One thing I have been very aware of: the shoes are always comfortable. Has everyone agreed to an unspoken commitment to foot care that completely evades the principles of delicate and gorgeous but horribly impractical shoes? At the farmers market, this seems like a timeless memo that I and my tendons have missed (if I’m being a victim), straight-up ignored if I step into my agency.
But back to the construction of the looks. We know the most satisfying looks consider practical limitations and the emotional whims a dresser wants to touch into but the other piece of it on display here is wrapped in the matter of signaling. The regulars do it just the way you or I would to convey something of value about themselves in their: rubber shoes/clogs (Garden Heir, Birkenstocks) or sneakers (Gazelles, sometimes Salomon) or Teva-style sandals. With their totes and the way their spoils hang from those totes.
I guess no matter who we are and what we do and what we like or dislike, we all use our appearances to convey something we wish to make clear about ourselves. This is just what clothes do on a social level. They connect us, you know? It’s how we establish common interest with strangers — “Given what you’re wearing, you must be into x. As you can see, I am too.”
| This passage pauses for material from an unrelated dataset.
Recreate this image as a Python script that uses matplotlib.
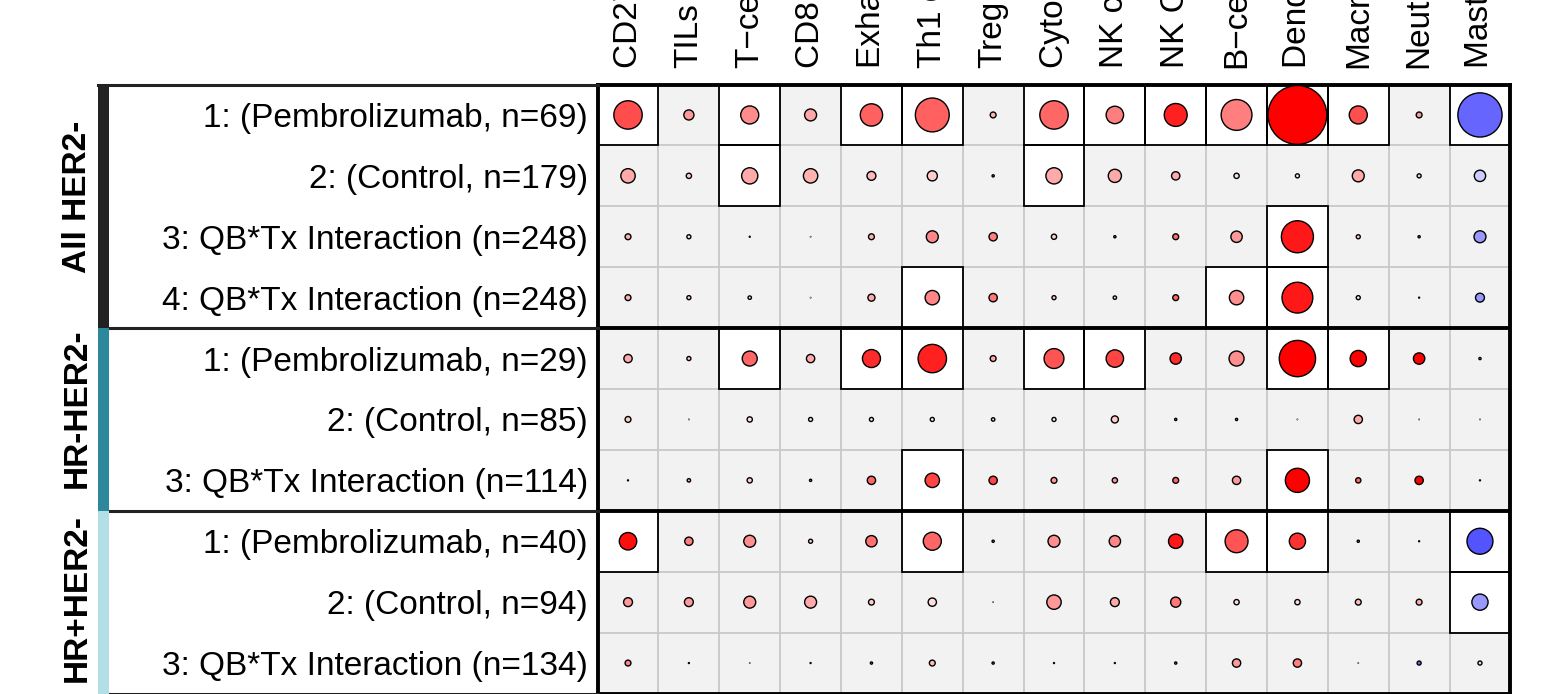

The totes and a stunning enmeshment of function and fantasy
But back to the spoils hanging from totes for a second.
Do you remember the Undercover show that presented in Paris last March? The show was met by overwhelming editorial praise.
I had a thought while browsing the photos I took over the course of the recent Monday, Wednesday and Friday spent at the market that part of the reason why Undercover touched into something so deep is because when you work in fashion and are reminded that getting dressed is an essential moment in any person’s day, it can reconnect you to a sense of vocational purpose or meaning.
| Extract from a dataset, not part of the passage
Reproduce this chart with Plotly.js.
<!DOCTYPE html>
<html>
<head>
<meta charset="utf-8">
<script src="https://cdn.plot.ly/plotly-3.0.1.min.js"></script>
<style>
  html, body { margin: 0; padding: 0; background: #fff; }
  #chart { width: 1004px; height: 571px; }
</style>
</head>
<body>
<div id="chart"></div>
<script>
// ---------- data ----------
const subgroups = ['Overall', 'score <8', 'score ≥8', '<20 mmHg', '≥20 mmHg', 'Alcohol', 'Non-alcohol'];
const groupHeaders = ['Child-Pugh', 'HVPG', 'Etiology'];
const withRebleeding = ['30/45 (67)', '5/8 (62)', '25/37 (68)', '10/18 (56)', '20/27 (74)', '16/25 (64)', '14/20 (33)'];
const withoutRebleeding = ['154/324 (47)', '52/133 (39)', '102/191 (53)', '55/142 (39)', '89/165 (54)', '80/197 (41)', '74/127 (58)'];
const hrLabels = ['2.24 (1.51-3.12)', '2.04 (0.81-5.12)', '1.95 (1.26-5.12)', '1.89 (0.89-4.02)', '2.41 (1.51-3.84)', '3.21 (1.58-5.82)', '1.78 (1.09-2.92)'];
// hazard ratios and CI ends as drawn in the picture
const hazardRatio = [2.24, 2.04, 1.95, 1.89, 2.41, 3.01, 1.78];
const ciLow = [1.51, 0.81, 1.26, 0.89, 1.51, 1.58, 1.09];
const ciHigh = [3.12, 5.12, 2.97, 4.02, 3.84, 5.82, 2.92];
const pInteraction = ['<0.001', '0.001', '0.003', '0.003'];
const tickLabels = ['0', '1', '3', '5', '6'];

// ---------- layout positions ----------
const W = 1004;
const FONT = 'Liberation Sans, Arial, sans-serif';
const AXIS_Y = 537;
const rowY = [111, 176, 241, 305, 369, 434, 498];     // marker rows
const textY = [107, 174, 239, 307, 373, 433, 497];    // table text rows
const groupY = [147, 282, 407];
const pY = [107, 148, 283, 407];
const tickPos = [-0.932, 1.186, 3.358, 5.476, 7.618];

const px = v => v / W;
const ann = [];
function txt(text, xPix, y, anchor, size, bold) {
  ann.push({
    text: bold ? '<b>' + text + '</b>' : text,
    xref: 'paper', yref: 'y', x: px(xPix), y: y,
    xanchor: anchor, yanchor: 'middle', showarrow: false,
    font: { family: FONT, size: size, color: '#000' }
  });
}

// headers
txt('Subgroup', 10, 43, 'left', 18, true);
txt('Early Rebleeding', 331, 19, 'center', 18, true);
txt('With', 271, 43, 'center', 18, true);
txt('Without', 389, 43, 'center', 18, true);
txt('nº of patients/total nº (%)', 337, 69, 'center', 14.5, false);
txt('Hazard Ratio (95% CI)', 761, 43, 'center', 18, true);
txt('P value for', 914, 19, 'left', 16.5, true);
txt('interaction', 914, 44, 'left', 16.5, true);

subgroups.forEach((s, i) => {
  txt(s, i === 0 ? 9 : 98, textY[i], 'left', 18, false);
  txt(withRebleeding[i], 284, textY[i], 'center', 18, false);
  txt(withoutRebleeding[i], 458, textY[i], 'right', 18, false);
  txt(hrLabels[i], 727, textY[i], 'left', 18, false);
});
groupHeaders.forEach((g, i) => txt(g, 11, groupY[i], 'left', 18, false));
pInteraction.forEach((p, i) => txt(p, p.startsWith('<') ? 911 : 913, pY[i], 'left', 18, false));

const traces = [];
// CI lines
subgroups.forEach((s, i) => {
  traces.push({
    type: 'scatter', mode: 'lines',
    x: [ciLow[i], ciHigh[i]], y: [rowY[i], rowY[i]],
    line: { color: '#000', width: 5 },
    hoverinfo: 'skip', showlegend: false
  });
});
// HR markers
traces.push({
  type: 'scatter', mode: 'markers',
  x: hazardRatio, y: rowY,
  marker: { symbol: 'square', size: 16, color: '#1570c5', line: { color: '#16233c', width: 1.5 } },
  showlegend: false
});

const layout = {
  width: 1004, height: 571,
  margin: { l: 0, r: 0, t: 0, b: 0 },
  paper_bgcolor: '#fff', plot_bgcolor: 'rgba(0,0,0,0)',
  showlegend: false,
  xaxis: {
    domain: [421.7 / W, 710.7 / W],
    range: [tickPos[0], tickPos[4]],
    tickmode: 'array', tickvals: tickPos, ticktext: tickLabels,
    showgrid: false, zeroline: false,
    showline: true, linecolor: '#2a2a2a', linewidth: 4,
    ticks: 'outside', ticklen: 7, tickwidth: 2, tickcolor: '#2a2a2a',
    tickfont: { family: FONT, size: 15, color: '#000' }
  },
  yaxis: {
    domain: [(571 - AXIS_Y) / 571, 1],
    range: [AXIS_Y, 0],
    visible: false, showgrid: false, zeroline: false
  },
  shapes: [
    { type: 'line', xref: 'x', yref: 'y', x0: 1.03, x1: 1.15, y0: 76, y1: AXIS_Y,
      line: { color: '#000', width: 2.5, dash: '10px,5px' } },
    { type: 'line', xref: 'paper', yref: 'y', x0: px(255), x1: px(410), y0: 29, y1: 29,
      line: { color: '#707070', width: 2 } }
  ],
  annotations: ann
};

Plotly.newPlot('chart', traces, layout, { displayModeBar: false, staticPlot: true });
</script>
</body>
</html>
When you can meld the fantasy that makes fashion so intoxicating with the genuine practicality and function-factor of what one needs to be armed with to get through a day, the outcome is reinforcing.
The trend consensus
Overall the tableau of trends featured an overwhelming number of practical shoes, which have gotten enough air time —
— utilitarian bottoms such as lightweight cotton khaki pants/shorts, or those in elastic waist linen. Tons of denim shorts and tent-style dresses too, and men on Citibikes.
There were various instances of clever graphic t-shirts, but only one can be the winner:
The less overwhelming trends included flamingo pink accents, bright party shoes
and unintentionally coordinated pairs-of-two walking through the market. I myself was in one such pair last Fri, with this perfect specimen, the closest thing I have to a sister —
—who reminded me of the matter of livestock. The other nice thing about an open-air market is that you can’t ban dogs from attending them, so there is a healthy cadence of four-legged companions who stroll through with their owners, bringing texture and playfulness, a bit of homegrown intimacy to what will no doubt become the next best intimate experience: feeding yourself or others.
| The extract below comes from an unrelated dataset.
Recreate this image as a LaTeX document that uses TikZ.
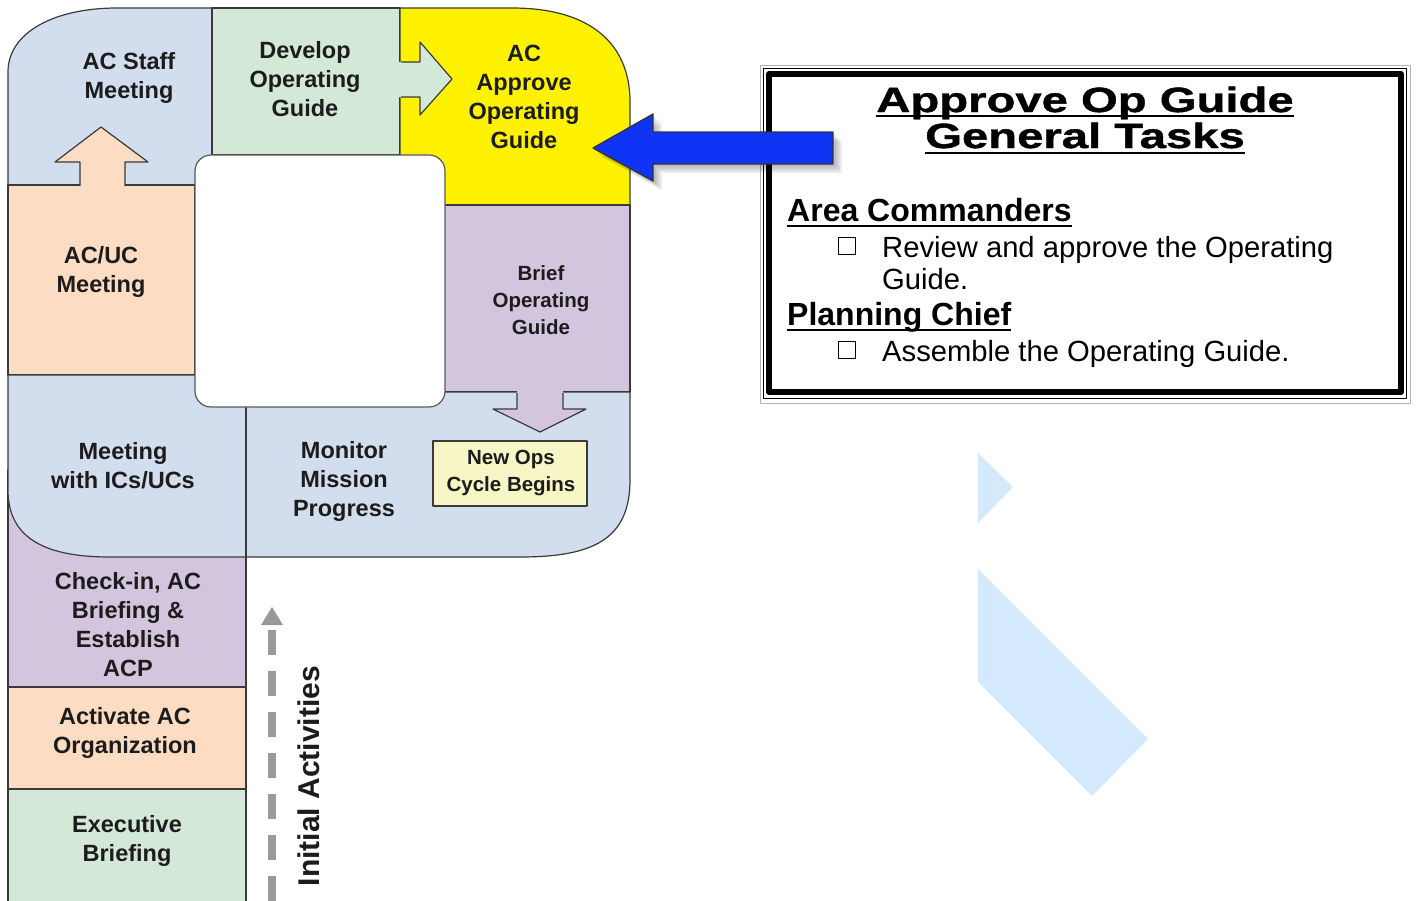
\documentclass[tikz,border=0pt]{standalone}
\usepackage{fontspec}
\setmainfont{Liberation Sans}
\newfontfamily\titlefont{Liberation Sans}[FakeStretch=1.35,FakeBold=1.2]

\definecolor{edge}{HTML}{3A3A3A}
\definecolor{ink}{HTML}{1C1C1C}
\definecolor{cblue}{HTML}{D2DDEE}
\definecolor{cgreen}{HTML}{D3E8D6}
\definecolor{cyellow}{HTML}{FFF200}
\definecolor{clav}{HTML}{D4C5DF}
\definecolor{cpeach}{HTML}{FCDDC3}
\definecolor{cnote}{HTML}{F6F6C6}
\definecolor{wmark}{HTML}{D5E9FD}
\definecolor{pointer}{HTML}{1034F5}
\definecolor{dashgray}{HTML}{9A9A9A}

\begin{document}
\begin{tikzpicture}[x=1pt,y=-1pt,line join=round,
  cell/.style={draw=edge,line width=1.2pt},
  lbl/.style={font=\bfseries\fontsize{23.5}{29}\selectfont,text=ink,align=center,inner sep=0pt},
  smalllbl/.style={font=\bfseries\fontsize{20.5}{27}\selectfont,text=ink,align=center,inner sep=0pt},
  titletxt/.style={font=\titlefont\bfseries\fontsize{35}{35}\selectfont,inner sep=0pt,anchor=base},
  headtxt/.style={font=\bfseries\fontsize{32}{32}\selectfont,inner sep=0pt,anchor=base west},
  bodytxt/.style={font=\fontsize{29.2}{32}\selectfont,inner sep=0pt,anchor=base west},
  tickbox/.style={draw,line width=1.3pt,minimum size=17pt,inner sep=0pt},
  uline/.style={line width=2.6pt}]
\useasboundingbox (0,0) rectangle (1416,900);

% faint background marks
\fill[wmark] (978,453) -- (1013,487) -- (978,523) -- cycle;
\fill[wmark] (978,569) -- (1148,739) -- (1092,796) -- (978,682) -- cycle;

% ---- lower left column ----
\draw[cell,fill=clav] (8,470) rectangle (246,687);
\draw[cell,fill=cpeach] (8,687) rectangle (246,789);
\draw[cell,fill=cgreen] (8,789) rectangle (246,915);

% ---- top row ----
\draw[cell,fill=cblue] (8,190) -- (8,72) .. controls (8,32) and (55,8) .. (117,8) -- (212,8) -- (212,190) -- cycle;
\draw[cell,fill=cgreen] (212,8) rectangle (400,155);
\draw[cell,fill=cyellow] (400,8) -- (512,8) .. controls (592,8) and (630,45) .. (630,102) -- (630,205) -- (400,205) -- cycle;

% ---- middle cells ----
\draw[cell,fill=cpeach] (8,185) rectangle (195,375);
\draw[cell,fill=clav] (300,205) rectangle (630,392);
\draw[cell,fill=cblue] (8,375) -- (300,375) -- (300,392) -- (630,392) -- (630,480)
  .. controls (630,540) and (592,557) .. (520,557) -- (110,557)
  .. controls (48,557) and (8,540) .. (8,490) -- cycle;
\draw[cell] (246,400) -- (246,557);

% ---- flow arrows between cells ----
\fill[cpeach] (80,187) -- (80,162) -- (55,162) -- (101,127) -- (148,162) -- (125,162) -- (125,187) -- cycle;
\draw[cell] (80,186) -- (80,162) -- (55,162) -- (101,127) -- (148,162) -- (125,162) -- (125,186);
\fill[cgreen] (398,62) -- (420,62) -- (420,42) -- (452,79) -- (420,115) -- (420,97) -- (398,97) -- cycle;
\draw[cell] (401,62) -- (420,62) -- (420,42) -- (452,79) -- (420,115) -- (420,97) -- (401,97);
\fill[clav] (517,390) -- (517,409) -- (493,409) -- (540,432) -- (586,409) -- (563,409) -- (563,390) -- cycle;
\draw[cell] (517,393) -- (517,409) -- (493,409) -- (540,432) -- (586,409) -- (563,409) -- (563,393);

% ---- inner hole ----
\draw[draw=gray!70!black,line width=1.2pt,fill=white,rounded corners=16pt] (195,155) rectangle (445,407);

% ---- new cycle note ----
\node[draw=edge,line width=1.2pt,fill=cnote,minimum width=154pt,minimum height=65pt,inner sep=0pt] (newops) at (510,473.5) {};
\node[smalllbl] (newopstxt) at (511,473) {New Ops\\Cycle Begins};

% ---- cell labels ----
\node[lbl] (staff) at (129,78) {AC Staff\\Meeting};
\node[lbl] (develop) at (305,79) {Develop\\Operating\\Guide};
\node[lbl] (approve) at (524,97) {AC\\Approve\\Operating\\Guide};
\node[smalllbl] (brief) at (541,300) {Brief\\Operating\\Guide};
\node[lbl] (acuc) at (101,272) {AC/UC\\Meeting};
\node[lbl] (icuc) at (123,466) {Meeting\\with ICs/UCs};
\node[lbl] (monitor) at (344,481) {Monitor\\Mission\\Progress};
\node[lbl] (checkin) at (128,625) {Check-in, AC\\Briefing \&\\Establish\\ACP};
\node[lbl] (activate) at (125,733) {Activate AC\\Organization};
\node[lbl] (exec) at (127,841) {Executive\\Briefing};

% ---- initial activities arrow ----
\coordinate (dashtop) at (272,630);
\coordinate (dashbot) at (272,905);
\draw[dashgray,line width=8pt,dash pattern=on 25pt off 16pt] (dashtop) -- (dashbot);
\fill[dashgray] (261,625) -- (283,625) -- (272,607) -- cycle;
\node[rotate=90,font=\bfseries\fontsize{30}{30}\selectfont,text=ink,inner sep=0pt] (initial) at (309,776) {Initial Activities};

% ---- task frame ----
\draw[gray!60,line width=1pt] (760,65) rectangle (1410,403);
\draw[black,line width=1.5pt] (763.5,68.5) rectangle (1406.5,398.5);
\draw[black,line width=6pt] (769,74) rectangle (1401,392);

% ---- pointer arrow with soft shadow ----
\foreach \d in {3,5,7,9}
  \fill[black,opacity=0.07,shift={(\d,\d)}] (593,148) -- (653,114) -- (653,132) -- (833,132) -- (833,164) -- (653,164) -- (653,181) -- cycle;
\draw[fill=pointer,draw=black!80,line width=1.3pt] (593,148) -- (653,114) -- (653,132) -- (833,132) -- (833,164) -- (653,164) -- (653,181) -- cycle;

% ---- task text ----
\node[titletxt] (t1) at (1085,112) {Approve Op Guide};
\node[titletxt] (t2) at (1085,148) {General Tasks};
\draw[uline] ([yshift=-4pt]t1.base west) -- ([yshift=-4pt]t1.base east);
\draw[uline] ([yshift=-5pt]t2.base west) -- ([yshift=-5pt]t2.base east);

\node[headtxt] (areacmd) at (787,221) {Area Commanders};
\draw[line width=2pt] ([yshift=-4.5pt]areacmd.base west) -- ([yshift=-4.5pt]areacmd.base east);
\node[tickbox] (box1) at (847,246) {};
\node[bodytxt] (task1a) at (882,257) {Review and approve the Operating};
\node[bodytxt] (task1b) at (882,289) {Guide.};

\node[headtxt] (planchief) at (787,325) {Planning Chief};
\draw[line width=2pt] ([yshift=-4.5pt]planchief.base west) -- ([yshift=-4.5pt]planchief.base east);
\node[tickbox] (box2) at (847,350) {};
\node[bodytxt] (task2) at (882,361) {Assemble the Operating Guide.};
\end{tikzpicture}
\end{document}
It’s easy to forget that the reason we attend the market at all is because we yearn for good food. To feed ourselves, to feed those we love, to embark on creative expeditions of hospitality.
No doubt my favorite thing about going to the farmer’s market is the shift in pace that it connotes — a yearning to eat with the rhythm of the earth. A plea to better know who and where our food is from. To connect to the food and from whom you are buying it and ultimately, too, who you’ll share it with.
There’s a beautiful and ancient tradition, I think, about shopping, then cooking in this way that is social, alive and inspiring. Clothes, really, are only the half of it.
Really this was a wonderful mini vaca- thank you
Your post is such a treat, so inspiring and just what I needed on a rainy day in the south of Iceland. Thank you.